La «prova del coraggio» richiesta a chi voleva far parte della «comitiva degli orfanelli» (così l'identificativo social del branco), è contenuta nell'ordinanza del Riesame depositata il 22 maggio che conferma la detenzione in carcere dei sei minorenni e due appena maggiorenni accusati con altri dieci minori indagati a piede libero di aver aggredito ripetutamente sino alla tortura il pensionato deceduto per cause ancora da accertare. «Quella sera io e i miei cugini siamo usciti per andare in giro e, tutta una volta è venuto questo F. (altro indagato, NdR), dicendo: andiamo dal pazzo, andiamo dal pazzo. E siamo andati, dicendomi: se tu non vai dal pazzo, non hai le palle di andare dal pazzo e non sei un uomo».

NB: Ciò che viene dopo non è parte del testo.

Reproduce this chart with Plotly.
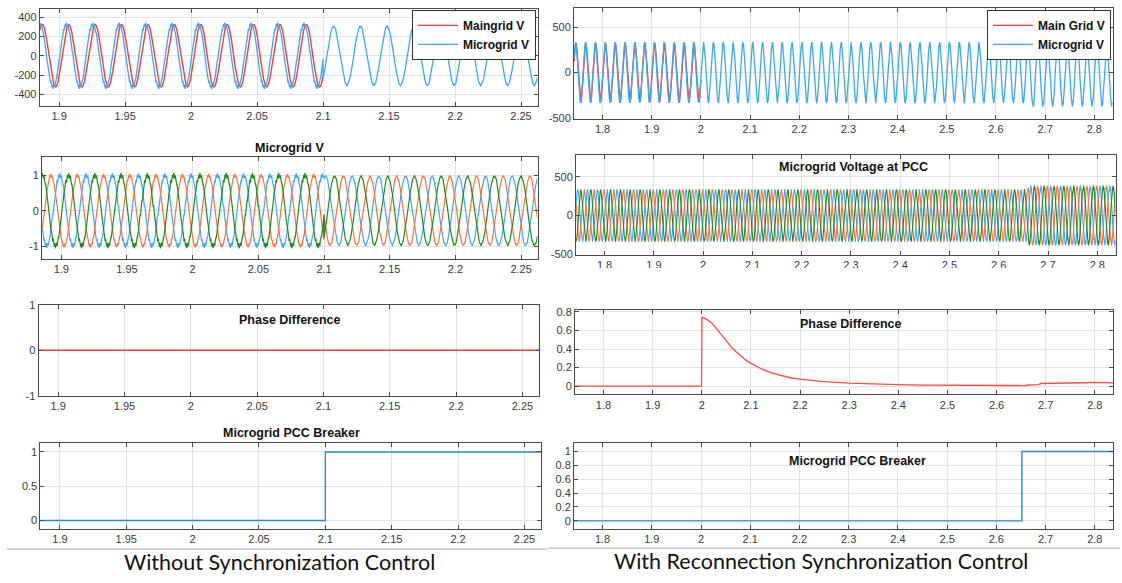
import numpy as np
import plotly.graph_objects as go

W, H = 1122, 583

# ------------------------------------------------------------------ data
# time windows of the two columns (s)
left_t_range = [1.8853, 2.2625]
right_t_range = [1.742, 2.837]

# --- left column, panel 1: Maingrid V (red) and Microgrid V (blue) ---
left_main_start = [1.8853]
left_main_end = [2.1]
left_main_amp = [325.0]
left_main_freq = [50.0]
left_main_peak = [1.9073]          # time of one positive peak
left_main_ripple = [0.0]           # fraction of amplitude

left_micro_start = [1.8853, 2.1]
left_micro_end = [2.1, 2.2625]
left_micro_amp = [325.0, 305.0]
left_micro_freq = [50.0, 49.3]
left_micro_peak = [1.9055, 2.108]
left_micro_ripple = [0.07, 0.025]

# --- left column, panel 2: normalised three-phase microgrid voltage ---
left_3ph_start = [1.8853, 2.1]
left_3ph_end = [2.1, 2.2625]
left_3ph_amp = [1.0, 0.97]
left_3ph_freq = [50.0, 49.3]
left_3ph_peak_green = [1.9055, 2.108]
left_3ph_ripple_blue = [0.07, 0.02]
left_3ph_ripple_orange = [0.05, 0.02]
left_3ph_ripple_green = [0.08, 0.02]

# --- left column, panels 3 and 4 ---
left_phase_t = [1.8853, 2.2625]
left_phase_v = [0.0, 0.0]
left_brk_t = [1.8853, 2.1, 2.1, 2.2625]
left_brk_v = [0, 0, 1, 1]

# --- right column, panel 1: Main Grid V (red) and Microgrid V (blue) ---
right_main_start = [1.742]
right_main_end = [2.0]
right_main_amp = [325.0]
right_main_freq = [50.0]
right_main_peak = [1.7458]
right_main_ripple = [0.0]
right_main_offset = [0.0]

right_micro_start = [1.742, 2.0, 2.66]
right_micro_end = [2.0, 2.66, 2.837]
right_micro_amp = [325.0, 325.0, 340.0]
right_micro_freq = [50.0, 50.0, 50.0]
right_micro_peak = [1.7455, 2.0055, 2.6655]
right_micro_ripple = [0.03, 0.04, 0.07]
right_micro_offset = [0.0, 0.0, -15.0]

# --- right column, panel 2: three-phase microgrid voltage at PCC ---
right_3ph_start = [1.742, 2.66]
right_3ph_end = [2.66, 2.837]
right_3ph_amp = [325.0, 360.0]
right_3ph_freq = [50.0, 50.0]
right_3ph_peak_blue = [1.7455, 2.6655]
right_3ph_ripple = [0.05, 0.09]

# --- right column, panel 3: phase difference ---
right_phase_t = [1.742, 1.9995, 2.0005, 2.005, 2.01, 2.02, 2.03, 2.04, 2.05, 2.06,
                 2.07, 2.08, 2.09, 2.10, 2.12, 2.14, 2.16, 2.18, 2.20, 2.25,
                 2.30, 2.35, 2.40, 2.45, 2.50, 2.55, 2.60, 2.655, 2.665, 2.685,
                 2.69, 2.72, 2.75, 2.78, 2.80, 2.82, 2.837]
right_phase_v = [0.0, 0.0, 0.74, 0.735, 0.72, 0.68, 0.62, 0.55, 0.48, 0.42,
                 0.37, 0.32, 0.28, 0.245, 0.19, 0.145, 0.115, 0.09, 0.075, 0.048,
                 0.032, 0.022, 0.015, 0.011, 0.009, 0.007, 0.006, 0.006, 0.012, 0.015,
                 0.028, 0.028, 0.030, 0.036, 0.040, 0.035, 0.035]

# --- right column, panel 4: breaker ---
right_brk_t = [1.742, 2.652, 2.652, 2.837]
right_brk_v = [0, 0, 1, 1]

# tick values / labels
left_xticks = [1.9, 1.95, 2.0, 2.05, 2.1, 2.15, 2.2, 2.25]
left_xlabels = ["1.9", "1.95", "2", "2.05", "2.1", "2.15", "2.2", "2.25"]
right_xticks = [1.8, 1.9, 2.0, 2.1, 2.2, 2.3, 2.4, 2.5, 2.6, 2.7, 2.8]
right_xlabels = ["1.8", "1.9", "2", "2.1", "2.2", "2.3", "2.4", "2.5", "2.6", "2.7", "2.8"]

captions = ["Without Synchronization Control", "With Reconnection Synchronization Control"]

# ------------------------------------------------------------------ helpers
RIPPLE_ORDERS = [17, 29]


def wave(starts, ends, amps, freqs, peaks, ripples, offsets=None, shift=0.0, fs=20000):
    ts, ys = [], []
    for i in range(len(starts)):
        t = np.arange(starts[i], ends[i], 1.0 / fs)
        t = np.append(t, ends[i])
        f = freqs[i]
        ph = 2 * np.pi * f * (t - peaks[i] - shift / f)
        y = amps[i] * np.cos(ph)
        r = ripples[i] * amps[i]
        y = y + r * 0.6 * np.sin(RIPPLE_ORDERS[0] * ph + 0.7) + r * 0.4 * np.sin(RIPPLE_ORDERS[1] * ph + 1.9)
        if offsets is not None:
            y = y + offsets[i]
        ts.append(t)
        ys.append(y)
    return np.concatenate(ts), np.concatenate(ys)


RED = "#f23b3b"
BLUE = "#3aa8f5"
ORANGE = "#ff6f3c"
GREEN = "#1e8a1e"
BRK_BLUE = "#2a8ad6"

fig = go.Figure()

# left panel 1
t, y = wave(left_main_start, left_main_end, left_main_amp, left_main_freq, left_main_peak, left_main_ripple)
fig.add_trace(go.Scatter(x=t, y=y, mode="lines", line=dict(color=RED, width=1.4), name="Maingrid V",
                         xaxis="x", yaxis="y", legend="legend"))
t, y = wave(left_micro_start, left_micro_end, left_micro_amp, left_micro_freq, left_micro_peak, left_micro_ripple)
fig.add_trace(go.Scatter(x=t, y=y, mode="lines", line=dict(color=BLUE, width=1.3), name="Microgrid V",
                         xaxis="x", yaxis="y", legend="legend"))

# left panel 2 (blue leads orange leads green by 120 deg)
for col, sh, rip in [(BLUE, -1 / 3, left_3ph_ripple_blue), (ORANGE, -2 / 3, left_3ph_ripple_orange),
                     (GREEN, 0.0, left_3ph_ripple_green)]:
    t, y = wave(left_3ph_start, left_3ph_end, left_3ph_amp, left_3ph_freq, left_3ph_peak_green, rip, shift=sh)
    fig.add_trace(go.Scatter(x=t, y=y, mode="lines", line=dict(color=col, width=1.2), showlegend=False,
                             xaxis="x2", yaxis="y2"))

# left panel 3 / 4
fig.add_trace(go.Scatter(x=left_phase_t, y=left_phase_v, mode="lines", line=dict(color=RED, width=1.4),
                         showlegend=False, xaxis="x3", yaxis="y3"))
fig.add_trace(go.Scatter(x=left_brk_t, y=left_brk_v, mode="lines", line=dict(color=BRK_BLUE, width=1.4),
                         showlegend=False, xaxis="x4", yaxis="y4"))

# right panel 1
t, y = wave(right_main_start, right_main_end, right_main_amp, right_main_freq, right_main_peak,
            right_main_ripple, right_main_offset, fs=12000)
fig.add_trace(go.Scatter(x=t, y=y, mode="lines", line=dict(color=RED, width=1.4), name="Main Grid V",
                         xaxis="x5", yaxis="y5", legend="legend2"))
t, y = wave(right_micro_start, right_micro_end, right_micro_amp, right_micro_freq, right_micro_peak,
            right_micro_ripple, right_micro_offset, fs=12000)
fig.add_trace(go.Scatter(x=t, y=y, mode="lines", line=dict(color=BLUE, width=1.3), name="Microgrid V",
                         xaxis="x5", yaxis="y5", legend="legend2"))

# right panel 2
for col, sh in [(BLUE, 0.0), (ORANGE, -1 / 3), (GREEN, -2 / 3)]:
    t, y = wave(right_3ph_start, right_3ph_end, right_3ph_amp, right_3ph_freq, right_3ph_peak_blue,
                right_3ph_ripple, shift=sh, fs=12000)
    fig.add_trace(go.Scatter(x=t, y=y, mode="lines", line=dict(color=col, width=1.1), showlegend=False,
                             xaxis="x6", yaxis="y6"))

# right panel 3 / 4
fig.add_trace(go.Scatter(x=right_phase_t, y=right_phase_v, mode="lines", line=dict(color="#ff4a4a", width=1.3),
                         showlegend=False, xaxis="x7", yaxis="y7"))
fig.add_trace(go.Scatter(x=right_brk_t, y=right_brk_v, mode="lines", line=dict(color=BRK_BLUE, width=1.4),
                         showlegend=False, xaxis="x8", yaxis="y8"))

# ------------------------------------------------------------------ layout
# plot boxes in pixels: (x0, x1, ytop, ybottom)
boxes = {
    1: (39.7, 537.5, 3.0, 102.0),
    2: (42.0, 537.5, 154.0, 258.5),
    3: (38.6, 539.0, 305.0, 398.0),
    4: (40.4, 541.0, 446.0, 534.0),
    5: (574.0, 1112.5, 2.5, 115.0),
    6: (576.0, 1115.5, 152.0, 254.0),
    7: (575.0, 1113.0, 310.5, 396.5),
    8: (574.0, 1113.0, 446.5, 534.0),
}
yranges = {
    1: [-520, 485], 2: [-1.37, 1.52], 3: [-1, 1], 4: [-0.124, 1.133],
    5: [-505, 704], 6: [-505, 780], 7: [-0.089, 0.82], 8: [-0.117, 1.117],
}
yticks = {
    1: [-400, -200, 0, 200, 400], 2: [-1, 0, 1], 3: [-1, 0, 1], 4: [0, 0.5, 1],
    5: [-500, 0, 500], 6: [-500, 0, 500], 7: [0, 0.2, 0.4, 0.6, 0.8], 8: [0, 0.2, 0.4, 0.6, 0.8, 1],
}
ylabels = {
    1: ["-400", "-200", "0", "200", "400"], 2: ["-1", "0", "1"], 3: ["-1", "0", "1"], 4: ["0", "0.5", "1"],
    5: ["-500", "0", "500"], 6: ["-500", "0", "500"], 7: ["0", "0.2", "0.4", "0.6", "0.8"],
    8: ["0", "0.2", "0.4", "0.6", "0.8", "1"],
}

AX_COLOR = "#4a4a4a"
GRID = "#e3e3e3"
TICKFONT = dict(family="Liberation Sans, Arial", size=11, color="#3a3a3a")

for i in range(1, 9):
    x0, x1, yt, yb = boxes[i]
    left = i <= 4
    sx = "" if i == 1 else str(i)
    fig.layout["xaxis" + sx] = dict(
        domain=[x0 / W, x1 / W], anchor="y" + sx,
        range=left_t_range if left else right_t_range,
        tickmode="array", tickvals=left_xticks if left else right_xticks,
        ticktext=left_xlabels if left else right_xlabels,
        showline=True, mirror="ticks", linecolor=AX_COLOR, linewidth=1,
        ticks="inside", ticklen=4, tickcolor=AX_COLOR,
        showgrid=True, gridcolor=GRID, gridwidth=1, zeroline=False,
        tickfont=TICKFONT, fixedrange=True,
    )
    fig.layout["yaxis" + sx] = dict(
        domain=[1 - yb / H, 1 - yt / H], anchor="x" + sx,
        range=yranges[i], tickmode="array", tickvals=yticks[i], ticktext=ylabels[i],
        showline=True, mirror="ticks", linecolor=AX_COLOR, linewidth=1,
        ticks="inside", ticklen=4, tickcolor=AX_COLOR,
        showgrid=True, gridcolor=GRID, gridwidth=1, zeroline=False,
        tickfont=TICKFONT, fixedrange=True,
    )

TITLEFONT = dict(family="Liberation Sans, Arial", size=12.5, color="#111111", weight=700)
titles = [
    ("Microgrid V", 289.6, 145.0),
    ("Phase Difference", 289.5, 321.0),
    ("Microgrid PCC Breaker", 291.0, 436.0),
    ("Microgrid Voltage at PCC", 853.0, 164.0),
    ("Phase Difference", 850.0, 325.0),
    ("Microgrid PCC Breaker", 857.0, 465.0),
]
annotations = []
for txt, px, py in titles:
    annotations.append(dict(text=txt, x=px / W, y=1 - py / H, xref="paper", yref="paper",
                            xanchor="center", yanchor="middle", showarrow=False, font=TITLEFONT))
CAPFONT = dict(family="Lato, Carlito, Calibri, sans-serif", size=21.5, color="#111111")
for txt, px, py in [(captions[0], 279.0, 567.5), (captions[1], 821.0, 567.0)]:
    annotations.append(dict(text=txt, x=px / W, y=1 - py / H, xref="paper", yref="paper",
                            xanchor="center", yanchor="middle", showarrow=False, font=CAPFONT))

shapes = [
    # separator rules under the two columns
    dict(type="line", xref="paper", yref="paper", x0=7 / W, x1=547 / W, y0=1 - 554.5 / H, y1=1 - 554.5 / H,
         line=dict(color="#a8a8a8", width=1)),
    dict(type="line", xref="paper", yref="paper", x0=548 / W, x1=1120 / W, y0=1 - 553.5 / H, y1=1 - 553.5 / H,
         line=dict(color="#a8a8a8", width=1)),
    # cropped tick labels under the PCC voltage panel
    dict(type="rect", xref="paper", yref="paper", x0=560 / W, x1=1122 / W, y0=1 - 290 / H, y1=1 - 267.5 / H,
         fillcolor="white", line=dict(width=0), layer="above"),
]

LEGFONT = dict(family="Liberation Sans, Arial", size=12, color="#111111", weight=700)
fig.update_layout(
    width=W, height=H, margin=dict(l=0, r=0, t=0, b=0),
    paper_bgcolor="white", plot_bgcolor="white",
    annotations=annotations, shapes=shapes,
    legend=dict(x=536 / W, y=1 - 4 / H, xanchor="right", yanchor="top", bgcolor="white",
                bordercolor="#333333", borderwidth=1, font=LEGFONT, itemwidth=40,
                tracegroupgap=0),
    legend2=dict(x=1111 / W, y=1 - 4 / H, xanchor="right", yanchor="top", bgcolor="white",
                 bordercolor="#333333", borderwidth=1, font=LEGFONT, itemwidth=40,
                 tracegroupgap=0),
)

fig.write_html(
    "out.html",
    config={"displayModeBar": False},
    post_script="document.body.style.margin='0';document.body.style.padding='0';"
                "document.body.style.overflow='hidden';",
)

Così la confessione del ragazzo che racconta come quella sera è riuscito a superare la prova. «Stano passeggiava davanti alla sua casa e io l'ho afferrato e l'ho trascinato in mezzo alla strada». Comprensibile la conclusione dei giudici che parlano di «assenza di umana pietà e di rispetto della dignità di Stano, violentata e distrutta». Le venti pagine dell'ordinanza che riassume le malefatte delle baby gang - non solo quella degli «orfanelli» ma anche di altre bande ancora in via di identificazione, sono un condensato di violenza. Per descriverle i giudici riportano un dialogo, assolutamente simile al contesto, contenuto nel film «L'Arancia meccanica»: «folleggiammo con altri viaggiatori della notte, da autentici sbarazzini della strada, poi decidemmo che era ora di seguire il nostro numero, visita a sorpresa, un po' di vita, qualche risata e una scorpacciata di ultraviolenza».

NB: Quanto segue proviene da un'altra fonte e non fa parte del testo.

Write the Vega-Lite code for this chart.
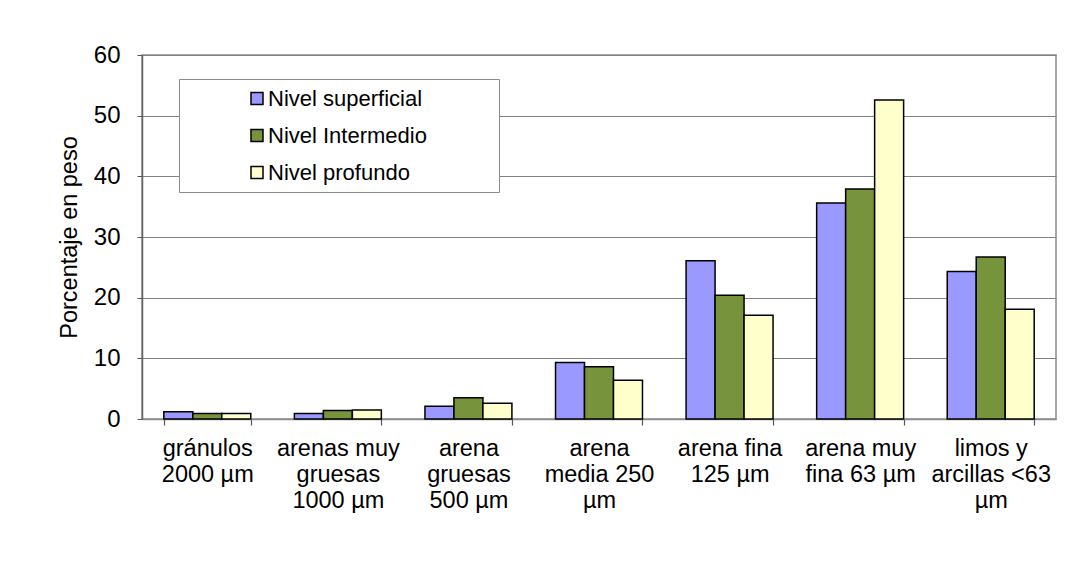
{
  "$schema": "https://vega.github.io/schema/vega-lite/v6.json",
  "autosize": {"type": "none"},
  "padding": {"left": 142, "top": 55, "right": 30, "bottom": 144},
  "width": 914,
  "height": 364,
  "background": "white",
  "config": {
    "font": "Liberation Sans",
    "view": {"stroke": "#8c8c8c", "strokeWidth": 1.5},
    "axis": {"labelColor": "black", "titleColor": "black", "labelFont": "Liberation Sans", "titleFont": "Liberation Sans"}
  },
  "data": {
    "values": [
      {"clase": "gránulos 2000 µm", "nivel": "Nivel superficial", "porcentaje": 1.2},
      {"clase": "gránulos 2000 µm", "nivel": "Nivel Intermedio", "porcentaje": 0.9},
      {"clase": "gránulos 2000 µm", "nivel": "Nivel profundo", "porcentaje": 0.9},
      {"clase": "arenas muy gruesas 1000 µm", "nivel": "Nivel superficial", "porcentaje": 0.9},
      {"clase": "arenas muy gruesas 1000 µm", "nivel": "Nivel Intermedio", "porcentaje": 1.4},
      {"clase": "arenas muy gruesas 1000 µm", "nivel": "Nivel profundo", "porcentaje": 1.5},
      {"clase": "arena gruesas 500 µm", "nivel": "Nivel superficial", "porcentaje": 2.1},
      {"clase": "arena gruesas 500 µm", "nivel": "Nivel Intermedio", "porcentaje": 3.5},
      {"clase": "arena gruesas 500 µm", "nivel": "Nivel profundo", "porcentaje": 2.6},
      {"clase": "arena media 250 µm", "nivel": "Nivel superficial", "porcentaje": 9.3},
      {"clase": "arena media 250 µm", "nivel": "Nivel Intermedio", "porcentaje": 8.6},
      {"clase": "arena media 250 µm", "nivel": "Nivel profundo", "porcentaje": 6.4},
      {"clase": "arena fina 125 µm", "nivel": "Nivel superficial", "porcentaje": 26.1},
      {"clase": "arena fina 125 µm", "nivel": "Nivel Intermedio", "porcentaje": 20.4},
      {"clase": "arena fina 125 µm", "nivel": "Nivel profundo", "porcentaje": 17.1},
      {"clase": "arena muy fina 63 µm", "nivel": "Nivel superficial", "porcentaje": 35.6},
      {"clase": "arena muy fina 63 µm", "nivel": "Nivel Intermedio", "porcentaje": 37.9},
      {"clase": "arena muy fina 63 µm", "nivel": "Nivel profundo", "porcentaje": 52.6},
      {"clase": "limos y arcillas <63 µm", "nivel": "Nivel superficial", "porcentaje": 24.3},
      {"clase": "limos y arcillas <63 µm", "nivel": "Nivel Intermedio", "porcentaje": 26.7},
      {"clase": "limos y arcillas <63 µm", "nivel": "Nivel profundo", "porcentaje": 18.1}
    ]
  },
  "mark": {"type": "bar", "stroke": "black", "strokeWidth": 1.5},
  "encoding": {
    "x": {
      "field": "clase",
      "type": "nominal",
      "sort": null,
      "scale": {"paddingInner": 0.334, "paddingOuter": 0.167},
      "axis": {
        "title": null,
        "labelAngle": 0,
        "labelFontSize": 23.5,
        "labelLineHeight": 26,
        "labelPadding": 11,
        "labelLimit": 0,
        "tickSize": 6,
        "tickWidth": 1.2,
        "tickBand": "extent",
        "tickColor": "#555555",
        "domainColor": "#8c8c8c",
        "domainWidth": 1.5,
        "labelExpr": "datum.value == 'gránulos 2000 µm' ? ['gránulos', '2000 µm'] : datum.value == 'arenas muy gruesas 1000 µm' ? ['arenas muy', 'gruesas', '1000 µm'] : datum.value == 'arena gruesas 500 µm' ? ['arena', 'gruesas', '500 µm'] : datum.value == 'arena media 250 µm' ? ['arena', 'media 250', 'µm'] : datum.value == 'arena fina 125 µm' ? ['arena fina', '125 µm'] : datum.value == 'arena muy fina 63 µm' ? ['arena muy', 'fina 63 µm'] : datum.value == 'limos y arcillas <63 µm' ? ['limos y', 'arcillas <63', 'µm'] : ''"
      }
    },
    "xOffset": {
      "field": "nivel",
      "type": "nominal",
      "sort": ["Nivel superficial", "Nivel Intermedio", "Nivel profundo"],
      "scale": {"paddingInner": 0, "paddingOuter": 0}
    },
    "y": {
      "field": "porcentaje",
      "type": "quantitative",
      "scale": {"domain": [0, 60], "nice": false},
      "axis": {
        "title": "Porcentaje en peso",
        "titleFontSize": 23.5,
        "titleFontWeight": "normal",
        "titlePadding": 12,
        "values": [0, 10, 20, 30, 40, 50, 60],
        "labelFontSize": 24,
        "labelPadding": 17,
        "tickSize": 5,
        "tickColor": "#555555",
        "domainColor": "#666666",
        "domainWidth": 1.5,
        "grid": true,
        "gridColor": "#808080",
        "gridWidth": 1.2
      }
    },
    "color": {
      "field": "nivel",
      "type": "nominal",
      "sort": ["Nivel superficial", "Nivel Intermedio", "Nivel profundo"],
      "scale": {
        "domain": ["Nivel superficial", "Nivel Intermedio", "Nivel profundo"],
        "range": ["#9999ff", "#77933c", "#ffffcc"]
      },
      "legend": {
        "orient": "none",
        "legendX": 37,
        "legendY": 24,
        "title": "\u00a0",
        "titleOrient": "right",
        "titleAngle": 0,
        "titleFontSize": 10,
        "titlePadding": 64,
        "fillColor": "white",
        "strokeColor": "#8c8c8c",
        "padding": 8.5,
        "symbolType": "square",
        "symbolSize": 144,
        "symbolStrokeColor": "black",
        "symbolStrokeWidth": 1.5,
        "symbolOpacity": 1,
        "symbolOffset": 58.5,
        "labelOffset": 0,
        "labelFontSize": 22,
        "labelColor": "black",
        "labelFont": "Liberation Sans",
        "rowPadding": 15
      }
    }
  }
}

Ed ecco un altro termine, «ultraviolenza» che dà il peso alla gravità dell'accaduto su cui ora le due procura tarantine, quella ordinaria e dei minorenni, cercheranno di trovare le responsabilità. Non solo quella dei diciotto nomi individuati sinora, tutti ragazzi dai 15 ai 17 anni e solo due appena maggiorenni di 19 e 23 anni. Sempre dalle carte del Riesame emergono particolari che scoprono filoni investigativi ancora all'inizio. È il caso della strana posizione di un altro adulto ricordato da diversi indagati come zio di uno di loro il quale, dopo il ricovero della vittima, li avrebbe contattati uno ad uno invitandoli, non certo in modo garbato, a non fare il nome del nipote anche lui componente della «comitiva degli orfanelli». Che ci siano ancora capitoli aperti lo scrivono chiaramente i giudici di revisione, motivando le ragioni per cui gli indagati devono restare in carcere: «l'indagine - scrivono - è estesa ad altri soggetti in corso di identificazione» pertanto «sussiste il concreto pericolo di inquinamento delle prove». Nell'ordinanza, infine, non si fa cenno al nuovo video depositato in sede di revisione dalla procuratrice per i minorenni, Pina Montanaro, che riprende un nuovo atto di violenza su un altro disabile manduriano anche lui vittima dello stesso gruppo degli «orfanelli».